Like Hugo said, you can't effect your parent process's cwd so there's no problem.
Where the question is more applicable is if you don't control the whole process, like in a subroutine or module. In those cases you want to exit the subroutine in the same directory as you entered, otherwise subtle action-at-a-distance creeps in which causes bugs.
You can to this by hand...
use Cwd;
sub foo {
my $orig_cwd = cwd;
chdir "some/dir";
...do some work...
chdir $orig_cwd;
}
but that has problems. If the subroutine returns early or dies (and the exception is trapped) your code will still be in some/dir. Also, the chdirs might fail and you have to remember to check each use. Bleh.
Fortunately, there's a couple modules to make this easier. File::pushd is one, but I prefer File::chdir.
use File::chdir;
sub foo {
local $CWD = 'some/dir';
...do some work...
}
File::chdir makes changing directories into assigning to $CWD. And you can localize $CWD so it will reset at the end of your scope, no matter what. It also automatically checks if the chdir succeeds and throws an exception otherwise. Sometimes it use it in scripts because it's just so convenient.
The current working directory is local to the executing shell, so you can't affect the user unless he is "dotting" (running it in the current shell, as opposed to running it normally creating a new shell process) your script.
A very good way of doing this is to use subshells, which i often do in aliases.

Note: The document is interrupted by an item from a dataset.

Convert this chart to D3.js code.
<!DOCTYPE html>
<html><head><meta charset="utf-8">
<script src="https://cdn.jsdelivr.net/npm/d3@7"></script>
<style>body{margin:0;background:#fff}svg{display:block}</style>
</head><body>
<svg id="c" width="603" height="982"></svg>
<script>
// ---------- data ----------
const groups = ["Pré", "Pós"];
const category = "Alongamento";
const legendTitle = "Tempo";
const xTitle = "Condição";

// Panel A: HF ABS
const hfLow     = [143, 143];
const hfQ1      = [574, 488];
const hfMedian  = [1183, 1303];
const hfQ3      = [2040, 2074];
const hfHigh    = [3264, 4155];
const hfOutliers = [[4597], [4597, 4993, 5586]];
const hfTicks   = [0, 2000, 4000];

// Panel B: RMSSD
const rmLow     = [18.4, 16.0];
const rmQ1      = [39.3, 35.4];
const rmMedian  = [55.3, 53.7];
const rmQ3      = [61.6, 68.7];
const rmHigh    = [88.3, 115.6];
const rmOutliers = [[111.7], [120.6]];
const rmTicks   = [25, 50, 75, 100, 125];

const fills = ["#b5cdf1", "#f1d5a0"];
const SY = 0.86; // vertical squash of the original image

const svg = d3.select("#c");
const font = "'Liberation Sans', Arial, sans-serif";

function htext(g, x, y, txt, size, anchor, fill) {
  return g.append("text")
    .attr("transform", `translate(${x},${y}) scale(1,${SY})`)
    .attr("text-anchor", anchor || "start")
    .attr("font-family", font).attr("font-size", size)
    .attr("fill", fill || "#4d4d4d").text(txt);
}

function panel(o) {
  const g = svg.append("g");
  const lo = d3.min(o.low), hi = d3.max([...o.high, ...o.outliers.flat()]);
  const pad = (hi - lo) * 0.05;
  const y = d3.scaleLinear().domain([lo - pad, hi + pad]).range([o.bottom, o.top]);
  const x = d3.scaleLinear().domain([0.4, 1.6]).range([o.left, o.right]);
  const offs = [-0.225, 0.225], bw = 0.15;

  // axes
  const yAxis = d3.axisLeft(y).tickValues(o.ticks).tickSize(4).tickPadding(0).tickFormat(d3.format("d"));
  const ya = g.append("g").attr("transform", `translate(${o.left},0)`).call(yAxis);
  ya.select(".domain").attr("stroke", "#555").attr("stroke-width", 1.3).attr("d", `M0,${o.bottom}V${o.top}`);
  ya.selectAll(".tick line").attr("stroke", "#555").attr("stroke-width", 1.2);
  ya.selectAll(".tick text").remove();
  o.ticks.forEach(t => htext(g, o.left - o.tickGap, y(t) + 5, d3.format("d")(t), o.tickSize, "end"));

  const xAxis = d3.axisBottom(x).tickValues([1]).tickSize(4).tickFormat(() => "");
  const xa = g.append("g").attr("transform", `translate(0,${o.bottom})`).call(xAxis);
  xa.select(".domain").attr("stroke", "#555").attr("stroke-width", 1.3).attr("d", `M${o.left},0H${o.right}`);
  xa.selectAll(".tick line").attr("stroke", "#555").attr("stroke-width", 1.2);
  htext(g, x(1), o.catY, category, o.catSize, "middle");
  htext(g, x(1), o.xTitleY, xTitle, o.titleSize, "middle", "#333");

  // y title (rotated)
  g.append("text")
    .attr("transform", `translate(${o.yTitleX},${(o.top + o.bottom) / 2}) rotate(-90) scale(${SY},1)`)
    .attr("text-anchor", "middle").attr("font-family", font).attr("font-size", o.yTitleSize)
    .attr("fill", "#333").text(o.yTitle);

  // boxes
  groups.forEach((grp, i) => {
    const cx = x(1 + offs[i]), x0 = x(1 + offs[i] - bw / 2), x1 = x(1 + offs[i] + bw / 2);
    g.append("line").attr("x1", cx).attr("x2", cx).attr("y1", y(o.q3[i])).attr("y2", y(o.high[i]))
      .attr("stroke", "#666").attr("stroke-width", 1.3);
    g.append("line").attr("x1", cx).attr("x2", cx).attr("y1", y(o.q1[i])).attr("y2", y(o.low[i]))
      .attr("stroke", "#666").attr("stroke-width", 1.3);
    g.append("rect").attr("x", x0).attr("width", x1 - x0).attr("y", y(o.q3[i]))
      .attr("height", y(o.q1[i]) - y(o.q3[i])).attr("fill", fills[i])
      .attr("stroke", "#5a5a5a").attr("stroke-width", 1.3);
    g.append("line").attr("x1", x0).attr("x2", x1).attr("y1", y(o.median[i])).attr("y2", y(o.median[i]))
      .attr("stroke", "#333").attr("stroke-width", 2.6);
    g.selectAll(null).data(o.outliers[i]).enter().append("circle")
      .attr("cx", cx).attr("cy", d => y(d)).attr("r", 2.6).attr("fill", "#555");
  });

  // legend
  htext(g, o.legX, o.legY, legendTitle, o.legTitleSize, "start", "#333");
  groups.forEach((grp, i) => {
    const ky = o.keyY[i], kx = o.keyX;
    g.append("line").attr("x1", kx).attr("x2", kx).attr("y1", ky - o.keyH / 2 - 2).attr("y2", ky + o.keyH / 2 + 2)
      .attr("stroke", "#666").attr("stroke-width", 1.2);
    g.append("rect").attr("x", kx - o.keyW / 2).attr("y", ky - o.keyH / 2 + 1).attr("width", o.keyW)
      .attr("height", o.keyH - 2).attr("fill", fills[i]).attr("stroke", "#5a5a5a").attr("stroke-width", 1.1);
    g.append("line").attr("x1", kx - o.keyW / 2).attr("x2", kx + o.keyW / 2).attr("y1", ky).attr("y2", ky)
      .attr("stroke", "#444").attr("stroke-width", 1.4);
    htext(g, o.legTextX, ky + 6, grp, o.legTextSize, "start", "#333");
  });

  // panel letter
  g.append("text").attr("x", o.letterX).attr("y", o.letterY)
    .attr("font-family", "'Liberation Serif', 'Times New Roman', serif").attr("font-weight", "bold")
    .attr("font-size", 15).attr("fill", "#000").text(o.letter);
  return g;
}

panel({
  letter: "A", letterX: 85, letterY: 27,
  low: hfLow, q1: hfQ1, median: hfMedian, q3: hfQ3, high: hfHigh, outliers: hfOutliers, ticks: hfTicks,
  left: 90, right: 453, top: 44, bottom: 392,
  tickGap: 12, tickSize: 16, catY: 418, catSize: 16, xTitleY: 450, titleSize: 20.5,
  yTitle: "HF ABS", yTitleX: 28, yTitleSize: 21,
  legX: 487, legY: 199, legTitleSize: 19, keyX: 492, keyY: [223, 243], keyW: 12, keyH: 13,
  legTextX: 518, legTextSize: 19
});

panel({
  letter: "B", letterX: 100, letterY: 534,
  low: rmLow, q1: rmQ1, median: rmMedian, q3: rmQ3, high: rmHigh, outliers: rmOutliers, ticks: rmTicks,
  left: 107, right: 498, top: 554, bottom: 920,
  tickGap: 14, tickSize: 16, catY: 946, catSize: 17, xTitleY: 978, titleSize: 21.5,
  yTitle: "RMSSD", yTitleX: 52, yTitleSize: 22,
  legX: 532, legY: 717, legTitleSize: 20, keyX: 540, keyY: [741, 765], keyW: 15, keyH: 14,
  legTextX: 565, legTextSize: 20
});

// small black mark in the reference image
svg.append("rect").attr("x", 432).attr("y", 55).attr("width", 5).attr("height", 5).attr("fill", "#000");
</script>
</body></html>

alias build-product1='(cd $working-copy/delivery; mvn package;)'
The paranthesis will make sure that the command is executed from a sub-shell, and thus will not affect the working directory of my shell. Also it will not affect the last-working-directory, so cd -; works as expected.
I don't do this often, but sometimes it can save quite a bit of headache. Just be sure that if you change directories, you always change back to the directory you started from. Otherwise, changing code paths could leave the application somewhere it should not be.
For Perl, you have the File::pushd module from CPAN which makes locally changing the working directory quite elegant. Quoting the synopsis:
use File::pushd;
chdir $ENV{HOME};
# change directory again for a limited scope
{
my $dir = pushd( '/tmp' );
# working directory changed to /tmp
}
# working directory has reverted to $ENV{HOME}
# tempd() is equivalent to pushd( File::Temp::tempdir )
{
my $dir = tempd();
}
# object stringifies naturally as an absolute path
{
my $dir = pushd( '/tmp' );
my $filename = File::Spec->catfile( $dir, "somefile.txt" );
# gives /tmp/somefile.txt
}
I'll second Schwern's and Hugo's comments above. Note Schwern's caution about returning to the original directory in the event of an unexpected exit. He provided appropriate Perl code to handle that. I'll point out the shell (Bash, Korn, Bourne) trap command.
trap "cd $saved_dir" 0
will return to saved_dir on subshell exit (if you're .'ing the file).
mike
Consider also that Unix and Windows have a built in directory stack: pushd and popd. It’s extremely easy to use.
Is it at all feasible to try and use fully-quantified paths, and not make any assumptions on which directory you're currently in? e.g.
use FileHandle;
use FindBin qw($Bin);
# ...
my $file = new FileHandle("< $Bin/somefile");
rather than
use FileHandle;
# ...
my $file = new FileHandle("< somefile");
This will probably be easier in the long run, as you don't have to worry about weird things happening (your script dying or being killed before it could put the current working directory back to where it was), and is quite possibly more portable.